Author: Robert Hyatt
Date: 20:17:45 03/04/00
Go up one level in this thread
On March 04, 2000 at 21:43:04, Tom Kerrigan wrote: >On March 04, 2000 at 20:27:38, Robert Hyatt wrote: > >>On March 04, 2000 at 15:48:16, Tom Kerrigan wrote: >> >>>On March 04, 2000 at 09:34:13, Robert Hyatt wrote: >>> >>>>>So it makes me wonder... if you made the Pentium's L2 cache as fast as the >>>>>PII's, would it achieve parity again? Seems likely to me. >>>>It would help... but without register renaming, it becomes difficult to feed >>>>two pipes for long sequences of instructions.
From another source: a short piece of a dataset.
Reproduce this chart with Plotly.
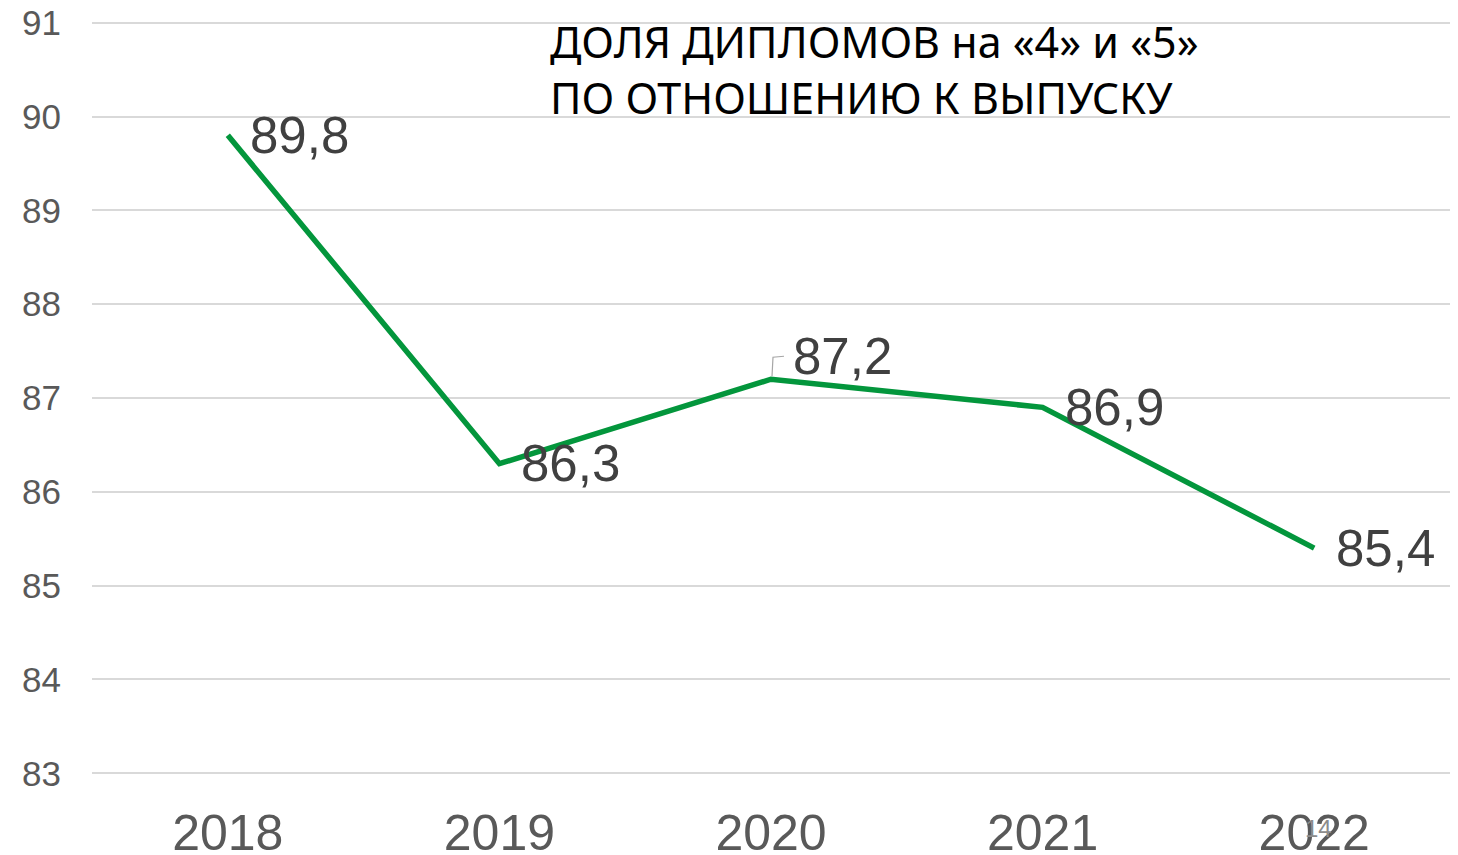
import plotly.graph_objects as go

years = ["2018", "2019", "2020", "2021", "2022"]
values = [89.8, 86.3, 87.2, 86.9, 85.4]
labels = ["89,8", "86,3", "87,2", "86,9", "85,4"]
label_yshift = [0, 0, 23, 0, 0]
y_ticks = [83, 84, 85, 86, 87, 88, 89, 90, 91]

fig = go.Figure()
fig.add_trace(go.Scatter(
    x=years, y=values, mode="lines",
    line=dict(color="#03963C", width=5.5),
    hoverinfo="skip", showlegend=False,
))

for i, (y, t, ys) in enumerate(zip(values, labels, label_yshift)):
    fig.add_annotation(
        x=i, y=y, text=t, showarrow=False, xanchor="left", yanchor="middle",
        xshift=20, yshift=ys,
        font=dict(family="Liberation Sans, Arial, sans-serif", size=51, color="#404040"),
    )

# leader line for the shifted 2020 label
fig.add_shape(
    type="path", xref="x", yref="y", xsizemode="pixel", ysizemode="pixel",
    xanchor=2, yanchor=values[2],
    path="M 1,3 L 2,22 L 13,23",
    line=dict(color="#A6A6A6", width=1.2),
)

fig.add_annotation(
    xref="paper", yref="paper", x=0.336, y=1.0104, xanchor="left", yanchor="top",
    text="ДОЛЯ ДИПЛОМОВ на «4» и «5»<br>ПО ОТНОШЕНИЮ К ВЫПУСКУ",
    showarrow=False, align="left",
    font=dict(family="Noto Sans, sans-serif", size=43, color="#000000"),
)

fig.add_annotation(
    xref="paper", yref="paper", x=0.903, y=-0.066, xanchor="center", yanchor="middle",
    text="14", showarrow=False,
    font=dict(family="Liberation Sans, Arial, sans-serif", size=24, color="#8C8C8C"),
)

fig.update_layout(
    width=1458, height=855,
    margin=dict(l=84, r=16, t=10, b=85, autoexpand=False),
    paper_bgcolor="white", plot_bgcolor="white",
    xaxis=dict(
        type="category", range=[-0.5, 4.5], showgrid=False, zeroline=False,
        showline=False, ticks="", ticklabelstandoff=21, automargin=False,
        ticklabeloverflow="allow",
        tickfont=dict(family="Liberation Sans, Arial, sans-serif", size=50, color="#595959"),
    ),
    yaxis=dict(
        range=[82.95, 91.05], tickvals=y_ticks, showgrid=True, gridcolor="#D9D9D9",
        gridwidth=1.5, zeroline=False, showline=False, ticks="",
        ticklabelstandoff=30, automargin=False, ticklabeloverflow="allow",
        tickfont=dict(family="Liberation Sans, Arial, sans-serif", size=35, color="#595959"),
    ),
)

fig.write_html("out.html")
I think the p6 would still keep >>>>a significant edge, but better cache would narrow the gap... >>> >>>Is there a section of Crafty that will run in 16k? >>> >>>You could do some comparisons with that. >>> >>>-Tom >> >> >>not that I can think of. IE even the MakeMove() loop in perft requires a good >>bit of data... > >In that case, I don't think it's possible to use Crafty to compare the processor >cores. The TSCP benchmarks give much more accurate data in that regard. > >-Tom Only for small programs. What about programs with larger cache footprints? IE I don't think _either_ TSCP or Crafty is the right benchmark. The _right_ benchmark is the program that is important to that buyer... For simple programs, the old P5 core runs well if both pipes can be fed by the compiler. Which means no register jams occur in the program. For more complex programs, the renaming logic in the P6 avoids many register jams/spills and does much better keeping both pipes filled. I am surprised any program is faster on a P5 than on a P6, equal clock speeds, however.